*Problem*: Only the lines from the top of the records below through the line containing "import plotly.graph_objects as go" should be printed, exactly and without pictures.

═════ Material to process

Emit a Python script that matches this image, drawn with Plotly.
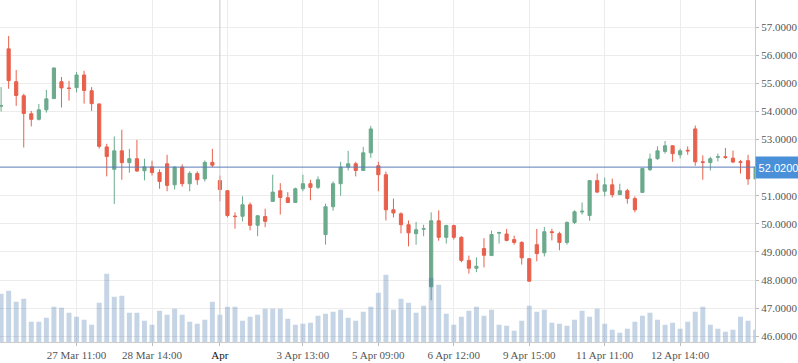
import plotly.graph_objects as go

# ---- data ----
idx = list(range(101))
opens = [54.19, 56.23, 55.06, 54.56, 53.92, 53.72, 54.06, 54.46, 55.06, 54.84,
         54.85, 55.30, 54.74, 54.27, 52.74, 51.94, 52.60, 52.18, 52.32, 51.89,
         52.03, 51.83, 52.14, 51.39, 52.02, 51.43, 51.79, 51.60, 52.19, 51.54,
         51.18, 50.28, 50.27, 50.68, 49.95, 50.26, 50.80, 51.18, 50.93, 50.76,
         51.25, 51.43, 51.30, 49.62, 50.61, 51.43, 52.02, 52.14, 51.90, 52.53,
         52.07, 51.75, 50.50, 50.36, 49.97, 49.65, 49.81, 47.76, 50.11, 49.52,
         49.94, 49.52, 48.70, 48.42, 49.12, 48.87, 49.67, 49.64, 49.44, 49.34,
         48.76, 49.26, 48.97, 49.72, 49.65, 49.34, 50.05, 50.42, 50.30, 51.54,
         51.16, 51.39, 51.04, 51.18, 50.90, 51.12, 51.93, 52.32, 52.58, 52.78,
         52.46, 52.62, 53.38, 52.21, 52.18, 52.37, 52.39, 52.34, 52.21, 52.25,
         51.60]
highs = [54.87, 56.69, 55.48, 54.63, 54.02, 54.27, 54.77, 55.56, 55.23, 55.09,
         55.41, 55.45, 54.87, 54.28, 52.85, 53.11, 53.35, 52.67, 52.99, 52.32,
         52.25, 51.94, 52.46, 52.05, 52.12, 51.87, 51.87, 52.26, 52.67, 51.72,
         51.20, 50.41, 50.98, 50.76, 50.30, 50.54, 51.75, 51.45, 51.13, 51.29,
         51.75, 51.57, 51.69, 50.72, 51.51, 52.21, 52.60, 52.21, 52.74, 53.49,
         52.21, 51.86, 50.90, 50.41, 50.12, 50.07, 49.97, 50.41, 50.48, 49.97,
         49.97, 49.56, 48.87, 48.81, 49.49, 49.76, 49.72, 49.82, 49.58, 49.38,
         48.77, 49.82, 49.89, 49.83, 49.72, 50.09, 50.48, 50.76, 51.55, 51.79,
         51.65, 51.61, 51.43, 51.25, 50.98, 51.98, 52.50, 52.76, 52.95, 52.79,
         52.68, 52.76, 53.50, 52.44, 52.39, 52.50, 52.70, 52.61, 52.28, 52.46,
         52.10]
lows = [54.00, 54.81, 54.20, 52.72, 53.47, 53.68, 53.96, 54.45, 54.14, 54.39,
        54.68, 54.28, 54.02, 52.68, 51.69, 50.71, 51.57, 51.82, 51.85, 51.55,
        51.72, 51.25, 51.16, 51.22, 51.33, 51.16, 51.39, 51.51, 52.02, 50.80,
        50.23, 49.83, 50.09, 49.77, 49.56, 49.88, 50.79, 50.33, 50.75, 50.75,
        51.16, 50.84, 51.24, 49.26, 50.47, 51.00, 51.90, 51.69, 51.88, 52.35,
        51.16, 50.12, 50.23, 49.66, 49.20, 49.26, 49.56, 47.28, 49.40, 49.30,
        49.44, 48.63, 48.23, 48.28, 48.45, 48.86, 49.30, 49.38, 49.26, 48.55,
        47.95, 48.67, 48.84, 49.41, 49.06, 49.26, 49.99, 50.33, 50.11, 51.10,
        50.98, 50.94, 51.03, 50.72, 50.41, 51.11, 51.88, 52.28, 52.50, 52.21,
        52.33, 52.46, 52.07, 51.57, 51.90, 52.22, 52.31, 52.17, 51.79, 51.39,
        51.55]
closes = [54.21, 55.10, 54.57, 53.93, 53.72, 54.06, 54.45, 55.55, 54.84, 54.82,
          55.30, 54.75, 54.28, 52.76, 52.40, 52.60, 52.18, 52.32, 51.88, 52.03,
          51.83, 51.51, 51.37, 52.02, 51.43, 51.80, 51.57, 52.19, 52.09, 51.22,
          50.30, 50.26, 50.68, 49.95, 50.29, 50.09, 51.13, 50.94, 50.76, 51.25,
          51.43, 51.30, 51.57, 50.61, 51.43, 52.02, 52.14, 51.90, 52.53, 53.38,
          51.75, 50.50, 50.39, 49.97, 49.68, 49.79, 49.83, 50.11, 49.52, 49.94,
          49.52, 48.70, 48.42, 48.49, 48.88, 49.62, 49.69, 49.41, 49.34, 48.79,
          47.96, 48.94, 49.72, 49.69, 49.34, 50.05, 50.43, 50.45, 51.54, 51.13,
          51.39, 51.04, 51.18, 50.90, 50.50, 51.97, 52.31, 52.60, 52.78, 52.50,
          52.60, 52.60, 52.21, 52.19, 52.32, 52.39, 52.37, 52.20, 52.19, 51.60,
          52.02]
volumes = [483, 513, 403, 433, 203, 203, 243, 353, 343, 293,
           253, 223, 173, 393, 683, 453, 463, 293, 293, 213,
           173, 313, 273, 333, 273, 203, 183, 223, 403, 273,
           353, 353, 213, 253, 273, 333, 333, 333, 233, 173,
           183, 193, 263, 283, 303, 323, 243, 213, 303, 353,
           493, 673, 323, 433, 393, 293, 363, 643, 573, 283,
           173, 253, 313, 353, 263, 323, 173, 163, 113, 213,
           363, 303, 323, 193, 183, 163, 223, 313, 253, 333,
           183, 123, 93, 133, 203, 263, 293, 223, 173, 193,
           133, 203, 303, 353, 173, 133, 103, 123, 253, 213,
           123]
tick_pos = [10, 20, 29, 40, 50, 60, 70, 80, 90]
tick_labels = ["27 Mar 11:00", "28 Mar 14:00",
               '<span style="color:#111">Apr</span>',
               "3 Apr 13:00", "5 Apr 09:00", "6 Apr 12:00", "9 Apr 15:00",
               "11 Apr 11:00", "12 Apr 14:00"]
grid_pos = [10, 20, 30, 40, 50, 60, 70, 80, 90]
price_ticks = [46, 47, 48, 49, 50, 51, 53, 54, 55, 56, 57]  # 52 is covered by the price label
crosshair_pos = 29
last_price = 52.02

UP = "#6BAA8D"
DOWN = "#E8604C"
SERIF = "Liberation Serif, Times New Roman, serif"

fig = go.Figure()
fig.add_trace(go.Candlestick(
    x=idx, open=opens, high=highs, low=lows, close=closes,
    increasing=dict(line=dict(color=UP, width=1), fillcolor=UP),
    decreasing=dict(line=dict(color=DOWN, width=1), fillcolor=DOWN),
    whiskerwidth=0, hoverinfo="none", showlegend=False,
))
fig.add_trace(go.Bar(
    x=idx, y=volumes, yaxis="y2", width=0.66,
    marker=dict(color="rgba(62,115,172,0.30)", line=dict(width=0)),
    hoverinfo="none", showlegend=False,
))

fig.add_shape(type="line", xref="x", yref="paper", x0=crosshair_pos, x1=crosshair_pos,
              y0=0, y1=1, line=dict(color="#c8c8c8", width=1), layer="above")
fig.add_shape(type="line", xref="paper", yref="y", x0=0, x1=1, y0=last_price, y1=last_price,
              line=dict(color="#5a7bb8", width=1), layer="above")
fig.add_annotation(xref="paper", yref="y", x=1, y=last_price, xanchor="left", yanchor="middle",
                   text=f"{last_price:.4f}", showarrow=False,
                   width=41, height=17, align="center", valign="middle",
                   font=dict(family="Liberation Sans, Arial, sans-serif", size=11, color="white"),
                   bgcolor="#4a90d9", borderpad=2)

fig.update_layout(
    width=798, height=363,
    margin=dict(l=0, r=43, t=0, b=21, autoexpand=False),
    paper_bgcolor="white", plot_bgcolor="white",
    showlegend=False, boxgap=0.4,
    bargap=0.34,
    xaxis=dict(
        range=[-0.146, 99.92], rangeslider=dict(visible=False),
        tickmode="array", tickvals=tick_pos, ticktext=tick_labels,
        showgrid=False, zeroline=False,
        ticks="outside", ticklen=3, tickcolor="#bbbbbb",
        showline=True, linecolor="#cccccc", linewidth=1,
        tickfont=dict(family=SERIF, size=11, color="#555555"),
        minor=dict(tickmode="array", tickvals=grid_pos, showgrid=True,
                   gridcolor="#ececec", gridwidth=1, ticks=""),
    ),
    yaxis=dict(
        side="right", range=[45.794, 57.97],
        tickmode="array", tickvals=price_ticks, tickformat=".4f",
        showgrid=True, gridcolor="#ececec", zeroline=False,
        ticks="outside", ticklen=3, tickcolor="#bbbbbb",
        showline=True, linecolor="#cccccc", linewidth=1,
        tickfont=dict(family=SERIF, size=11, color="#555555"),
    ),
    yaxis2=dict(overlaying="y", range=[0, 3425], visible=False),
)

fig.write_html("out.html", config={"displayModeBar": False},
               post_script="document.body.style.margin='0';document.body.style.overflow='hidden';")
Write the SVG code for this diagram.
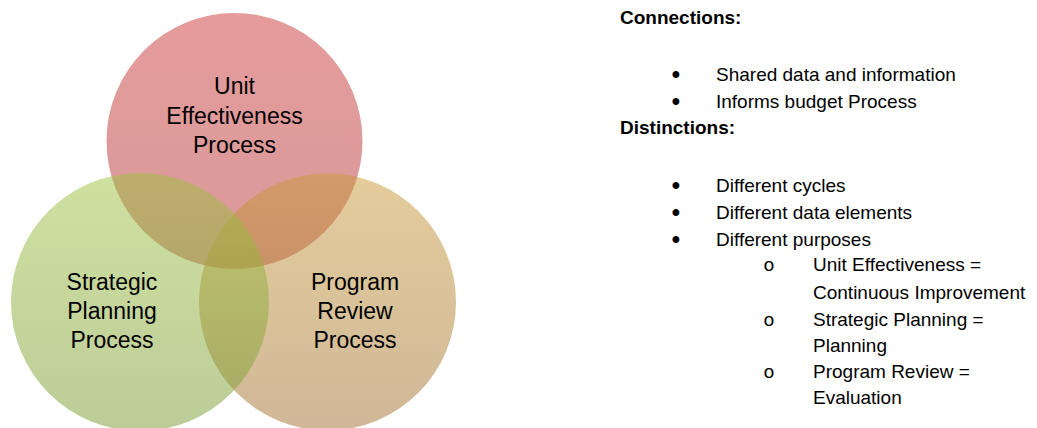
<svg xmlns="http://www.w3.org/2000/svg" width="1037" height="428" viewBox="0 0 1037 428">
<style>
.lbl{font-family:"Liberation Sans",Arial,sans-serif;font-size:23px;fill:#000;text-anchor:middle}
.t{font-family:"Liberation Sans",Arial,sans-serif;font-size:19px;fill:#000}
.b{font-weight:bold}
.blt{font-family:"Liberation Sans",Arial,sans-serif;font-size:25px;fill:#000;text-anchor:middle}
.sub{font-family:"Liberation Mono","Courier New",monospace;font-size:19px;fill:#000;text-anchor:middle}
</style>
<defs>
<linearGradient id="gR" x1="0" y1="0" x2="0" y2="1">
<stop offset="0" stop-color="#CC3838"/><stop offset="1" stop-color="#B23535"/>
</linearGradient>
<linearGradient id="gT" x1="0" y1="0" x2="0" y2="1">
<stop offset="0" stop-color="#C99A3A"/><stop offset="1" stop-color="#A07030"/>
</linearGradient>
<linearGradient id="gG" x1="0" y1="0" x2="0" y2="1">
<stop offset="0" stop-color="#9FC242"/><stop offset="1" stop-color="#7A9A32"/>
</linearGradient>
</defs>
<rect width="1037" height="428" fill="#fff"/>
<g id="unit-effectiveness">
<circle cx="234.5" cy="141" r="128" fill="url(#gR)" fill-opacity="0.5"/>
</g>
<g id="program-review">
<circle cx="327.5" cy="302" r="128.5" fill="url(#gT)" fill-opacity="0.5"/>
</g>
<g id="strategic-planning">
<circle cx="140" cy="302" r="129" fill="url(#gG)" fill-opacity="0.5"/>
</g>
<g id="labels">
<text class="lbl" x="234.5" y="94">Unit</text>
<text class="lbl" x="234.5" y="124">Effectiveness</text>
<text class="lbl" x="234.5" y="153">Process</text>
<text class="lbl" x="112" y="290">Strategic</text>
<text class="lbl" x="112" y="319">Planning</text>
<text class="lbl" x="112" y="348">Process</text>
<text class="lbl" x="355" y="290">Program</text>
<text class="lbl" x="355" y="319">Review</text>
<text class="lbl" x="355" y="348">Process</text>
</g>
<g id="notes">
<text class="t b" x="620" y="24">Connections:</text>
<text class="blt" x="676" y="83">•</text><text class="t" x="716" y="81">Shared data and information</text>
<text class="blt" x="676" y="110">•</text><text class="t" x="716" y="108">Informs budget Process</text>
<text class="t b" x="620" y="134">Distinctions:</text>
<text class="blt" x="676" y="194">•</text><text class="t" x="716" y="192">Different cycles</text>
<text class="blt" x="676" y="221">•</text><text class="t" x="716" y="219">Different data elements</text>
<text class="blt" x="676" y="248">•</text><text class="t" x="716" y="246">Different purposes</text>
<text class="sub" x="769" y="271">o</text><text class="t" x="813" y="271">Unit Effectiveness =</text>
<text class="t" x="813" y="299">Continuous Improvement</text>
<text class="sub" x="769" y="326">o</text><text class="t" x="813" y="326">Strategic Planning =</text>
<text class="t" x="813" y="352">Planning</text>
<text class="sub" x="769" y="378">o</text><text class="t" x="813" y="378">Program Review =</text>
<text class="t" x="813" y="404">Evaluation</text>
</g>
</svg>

══════════

*Task solution*:
Emit a Python script that matches this image, drawn with Plotly.
import plotly.graph_objects as go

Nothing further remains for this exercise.